Source material ▸
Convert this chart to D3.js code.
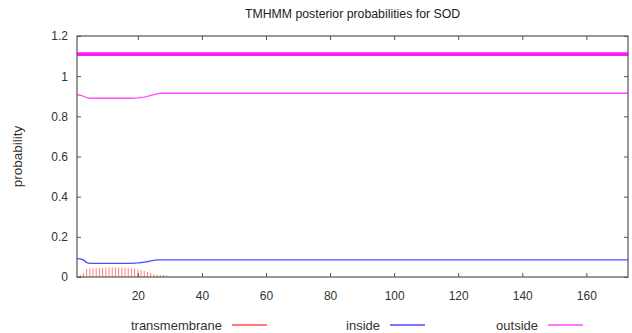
<!DOCTYPE html>
<html>
<head>
<meta charset="utf-8">
<script src="https://cdn.jsdelivr.net/npm/d3@7"></script>
<style>
  body{margin:0;background:#fff;}
  svg{display:block;font-family:"Liberation Sans",Arial,sans-serif;}
</style>
</head>
<body>
<div id="chart"></div>
<script>
/* TMHMM posterior probabilities — line + impulse plot */

/* ---------- DATA ---------- */
const SEQ_LEN=173;
const TITLE="TMHMM posterior probabilities for SOD";
// residues 1..29; after that the curves stay flat
const TM_HEAD=[0.006,0.012,0.02,0.04,0.043,0.043,0.044,0.045,0.046,0.047,
               0.048,0.048,0.048,0.048,0.047,0.046,0.045,0.043,0.041,0.038,
               0.035,0.030,0.025,0.02,0.014,0.012,0.01,0.01,0.008];
const IN_HEAD=[0.092,0.09,0.085,0.072,0.068,0.068,0.068,0.068,0.068,0.068,
               0.068,0.068,0.068,0.068,0.068,0.068,0.068,0.068,0.069,0.07,
               0.072,0.074,0.076,0.08,0.083,0.085,0.085,0.085,0.085];
const OUT_HEAD=[0.908,0.905,0.90,0.893,0.89,0.89,0.89,0.89,0.89,0.89,
                0.89,0.89,0.89,0.89,0.89,0.89,0.89,0.89,0.891,0.892,
                0.894,0.896,0.899,0.904,0.908,0.912,0.915,0.915,0.915];
const IN_TAIL=0.085, OUT_TAIL=0.915, TM_TAIL=0;
const TOPO_Y=1.11;                         // predicted topology bar (all outside)
const X_TICKS=[20,40,60,80,100,120,140,160];
const Y_TICKS=[0,0.2,0.4,0.6,0.8,1,1.2];
const LEGEND=[{name:"transmembrane",col:"#ff0000"},
              {name:"inside",col:"#0000ff"},
              {name:"outside",col:"#ff00ff"}];

const residues=d3.range(1,SEQ_LEN+1);
const val=(head,tail)=>residues.map(i=>({pos:i,p:i<=head.length?head[i-1]:tail}));
const tm=val(TM_HEAD,TM_TAIL), inside=val(IN_HEAD,IN_TAIL), outside=val(OUT_HEAD,OUT_TAIL);

/* ---------- LAYOUT ---------- */
const W=632,H=333;
const M={top:36,right:4,bottom:56,left:77};
const iw=W-M.left-M.right, ih=H-M.top-M.bottom;

const svg=d3.select("#chart").append("svg").attr("width",W).attr("height",H);
const g=svg.append("g").attr("transform",`translate(${M.left},${M.top})`);

const x=d3.scaleLinear().domain([1,SEQ_LEN]).range([0,iw]);
const y=d3.scaleLinear().domain([0,1.2]).range([ih,0]);

/* title */
svg.append("text").attr("x",M.left+iw/2).attr("y",18)
   .attr("text-anchor","middle").style("font-size","12.3px").attr("fill","#222")
   .text(TITLE);

/* y label */
svg.append("text").attr("transform",`translate(22,${M.top+ih/2}) rotate(-90)`)
   .attr("text-anchor","middle").style("font-size","13.5px").attr("fill","#333")
   .text("probability");

/* axes: ticks inside the frame on all four sides */
const axCol="#555";
const styleAx=sel=>{
  sel.select(".domain").remove();
  sel.selectAll("line").attr("stroke",axCol);
  sel.selectAll("text").style("font-size","12px").attr("fill","#333");
};
g.append("g").attr("transform",`translate(0,${ih})`)
 .call(d3.axisBottom(x).tickValues(X_TICKS).tickSize(-4).tickPadding(14)).call(styleAx);
g.append("g").call(d3.axisTop(x).tickValues(X_TICKS).tickSize(-4).tickFormat("")).call(styleAx);
g.append("g")
 .call(d3.axisLeft(y).tickValues(Y_TICKS).tickSize(-4).tickPadding(9).tickFormat(d3.format("~g")))
 .call(styleAx);
g.append("g").attr("transform",`translate(${iw},0)`)
 .call(d3.axisRight(y).tickValues(Y_TICKS).tickSize(-4).tickFormat("")).call(styleAx);

/* topology bar */
g.append("line").attr("x1",x(1)).attr("x2",x(SEQ_LEN))
 .attr("y1",y(TOPO_Y)).attr("y2",y(TOPO_Y))
 .attr("stroke","#ff00ff").attr("stroke-width",3.6).attr("stroke-opacity",0.9);

/* transmembrane impulses */
g.selectAll("line.tm").data(tm.filter(d=>d.p>0)).enter().append("line")
 .attr("class","tm")
 .attr("x1",d=>x(d.pos)).attr("x2",d=>x(d.pos))
 .attr("y1",y(0)).attr("y2",d=>y(d.p))
 .attr("stroke","#ff0000").attr("stroke-opacity",0.5).attr("stroke-width",1);

/* inside / outside curves */
const line=d3.line().x(d=>x(d.pos)).y(d=>y(d.p));
g.append("path").datum(inside).attr("d",line).attr("fill","none")
 .attr("stroke","#0000ff").attr("stroke-opacity",0.7).attr("stroke-width",1.3);
g.append("path").datum(outside).attr("d",line).attr("fill","none")
 .attr("stroke","#ff00ff").attr("stroke-opacity",0.7).attr("stroke-width",1.3);

/* frame */
g.append("rect").attr("width",iw).attr("height",ih)
 .attr("fill","none").attr("stroke",axCol).attr("stroke-width",1.2);

/* legend */
const LEG_X=[222,380,538];
const lg=svg.append("g").attr("transform",`translate(0,325)`);
LEGEND.forEach((d,i)=>{
  lg.append("text").attr("x",LEG_X[i]).attr("y",4.5).attr("text-anchor","end")
    .style("font-size","13px").attr("fill","#333").text(d.name);
  lg.append("line").attr("x1",LEG_X[i]+10).attr("x2",LEG_X[i]+45)
    .attr("y1",0).attr("y2",0).attr("stroke",d.col).attr("stroke-opacity",0.7)
    .attr("stroke-width",1.3);
});
</script>
</body>
</html>
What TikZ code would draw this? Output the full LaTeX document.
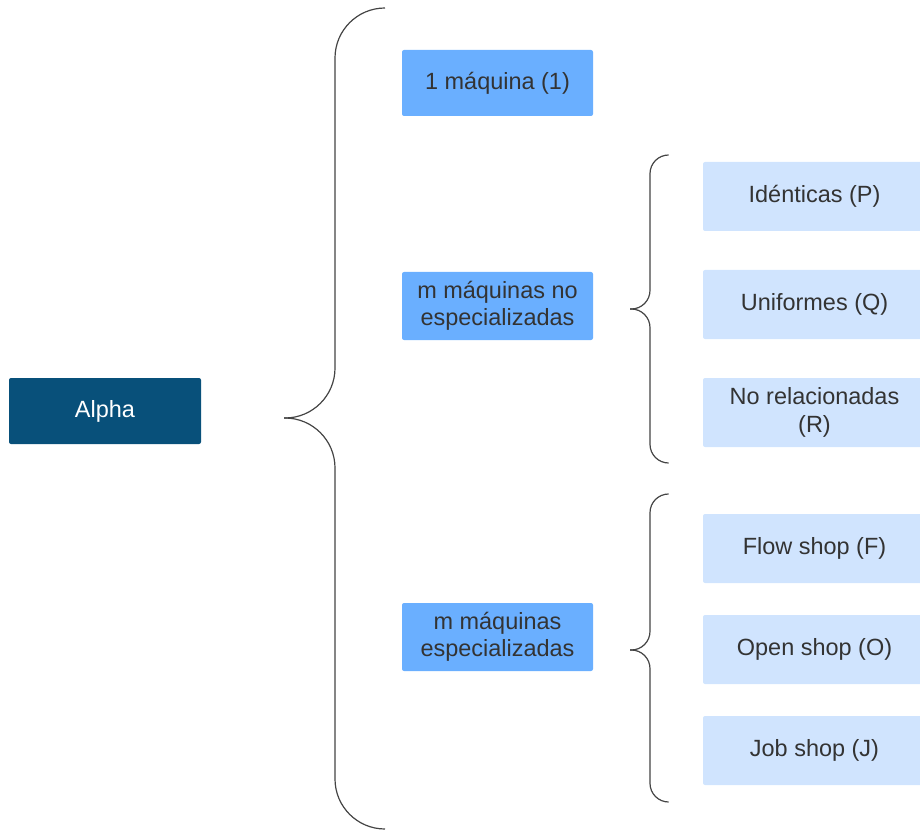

Goal ▸
Please set down each line of the data above exactly as written, without the pictures.

Complete response ▸
Convert this chart to D3.js code.
<!DOCTYPE html>
<html>
<head>
<meta charset="utf-8">
<script src="https://cdn.jsdelivr.net/npm/d3@7"></script>
<style>
  body{margin:0;background:#fff;}
  svg{display:block;font-family:"Liberation Sans",Arial,sans-serif;}
</style>
</head>
<body>
<div id="chart"></div>
<script>
/* TMHMM posterior probabilities — line + impulse plot */

/* ---------- DATA ---------- */
const SEQ_LEN=173;
const TITLE="TMHMM posterior probabilities for SOD";
// residues 1..29; after that the curves stay flat
const TM_HEAD=[0.006,0.012,0.02,0.04,0.043,0.043,0.044,0.045,0.046,0.047,
               0.048,0.048,0.048,0.048,0.047,0.046,0.045,0.043,0.041,0.038,
               0.035,0.030,0.025,0.02,0.014,0.012,0.01,0.01,0.008];
const IN_HEAD=[0.092,0.09,0.085,0.072,0.068,0.068,0.068,0.068,0.068,0.068,
               0.068,0.068,0.068,0.068,0.068,0.068,0.068,0.068,0.069,0.07,
               0.072,0.074,0.076,0.08,0.083,0.085,0.085,0.085,0.085];
const OUT_HEAD=[0.908,0.905,0.90,0.893,0.89,0.89,0.89,0.89,0.89,0.89,
                0.89,0.89,0.89,0.89,0.89,0.89,0.89,0.89,0.891,0.892,
                0.894,0.896,0.899,0.904,0.908,0.912,0.915,0.915,0.915];
const IN_TAIL=0.085, OUT_TAIL=0.915, TM_TAIL=0;
const TOPO_Y=1.11;                         // predicted topology bar (all outside)
const X_TICKS=[20,40,60,80,100,120,140,160];
const Y_TICKS=[0,0.2,0.4,0.6,0.8,1,1.2];
const LEGEND=[{name:"transmembrane",col:"#ff0000"},
              {name:"inside",col:"#0000ff"},
              {name:"outside",col:"#ff00ff"}];

const residues=d3.range(1,SEQ_LEN+1);
const val=(head,tail)=>residues.map(i=>({pos:i,p:i<=head.length?head[i-1]:tail}));
const tm=val(TM_HEAD,TM_TAIL), inside=val(IN_HEAD,IN_TAIL), outside=val(OUT_HEAD,OUT_TAIL);

/* ---------- LAYOUT ---------- */
const W=632,H=333;
const M={top:36,right:4,bottom:56,left:77};
const iw=W-M.left-M.right, ih=H-M.top-M.bottom;

const svg=d3.select("#chart").append("svg").attr("width",W).attr("height",H);
const g=svg.append("g").attr("transform",`translate(${M.left},${M.top})`);

const x=d3.scaleLinear().domain([1,SEQ_LEN]).range([0,iw]);
const y=d3.scaleLinear().domain([0,1.2]).range([ih,0]);

/* title */
svg.append("text").attr("x",M.left+iw/2).attr("y",18)
   .attr("text-anchor","middle").style("font-size","12.3px").attr("fill","#222")
   .text(TITLE);

/* y label */
svg.append("text").attr("transform",`translate(22,${M.top+ih/2}) rotate(-90)`)
   .attr("text-anchor","middle").style("font-size","13.5px").attr("fill","#333")
   .text("probability");

/* axes: ticks inside the frame on all four sides */
const axCol="#555";
const styleAx=sel=>{
  sel.select(".domain").remove();
  sel.selectAll("line").attr("stroke",axCol);
  sel.selectAll("text").style("font-size","12px").attr("fill","#333");
};
g.append("g").attr("transform",`translate(0,${ih})`)
 .call(d3.axisBottom(x).tickValues(X_TICKS).tickSize(-4).tickPadding(14)).call(styleAx);
g.append("g").call(d3.axisTop(x).tickValues(X_TICKS).tickSize(-4).tickFormat("")).call(styleAx);
g.append("g")
 .call(d3.axisLeft(y).tickValues(Y_TICKS).tickSize(-4).tickPadding(9).tickFormat(d3.format("~g")))
 .call(styleAx);
g.append("g").attr("transform",`translate(${iw},0)`)
 .call(d3.axisRight(y).tickValues(Y_TICKS).tickSize(-4).tickFormat("")).call(styleAx);

/* topology bar */
g.append("line").attr("x1",x(1)).attr("x2",x(SEQ_LEN))
 .attr("y1",y(TOPO_Y)).attr("y2",y(TOPO_Y))
 .attr("stroke","#ff00ff").attr("stroke-width",3.6).attr("stroke-opacity",0.9);

/* transmembrane impulses */
g.selectAll("line.tm").data(tm.filter(d=>d.p>0)).enter().append("line")
 .attr("class","tm")
 .attr("x1",d=>x(d.pos)).attr("x2",d=>x(d.pos))
 .attr("y1",y(0)).attr("y2",d=>y(d.p))
 .attr("stroke","#ff0000").attr("stroke-opacity",0.5).attr("stroke-width",1);

/* inside / outside curves */
const line=d3.line().x(d=>x(d.pos)).y(d=>y(d.p));
g.append("path").datum(inside).attr("d",line).attr("fill","none")
 .attr("stroke","#0000ff").attr("stroke-opacity",0.7).attr("stroke-width",1.3);
g.append("path").datum(outside).attr("d",line).attr("fill","none")
 .attr("stroke","#ff00ff").attr("stroke-opacity",0.7).attr("stroke-width",1.3);

/* frame */
g.append("rect").attr("width",iw).attr("height",ih)
 .attr("fill","none").attr("stroke",axCol).attr("stroke-width",1.2);

/* legend */
const LEG_X=[222,380,538];
const lg=svg.append("g").attr("transform",`translate(0,325)`);
LEGEND.forEach((d,i)=>{
  lg.append("text").attr("x",LEG_X[i]).attr("y",4.5).attr("text-anchor","end")
    .style("font-size","13px").attr("fill","#333").text(d.name);
  lg.append("line").attr("x1",LEG_X[i]+10).attr("x2",LEG_X[i]+45)
    .attr("y1",0).attr("y2",0).attr("stroke",d.col).attr("stroke-opacity",0.7)
    .attr("stroke-width",1.3);
});
</script>
</body>
</html>
What TikZ code would draw this? Output the full LaTeX document.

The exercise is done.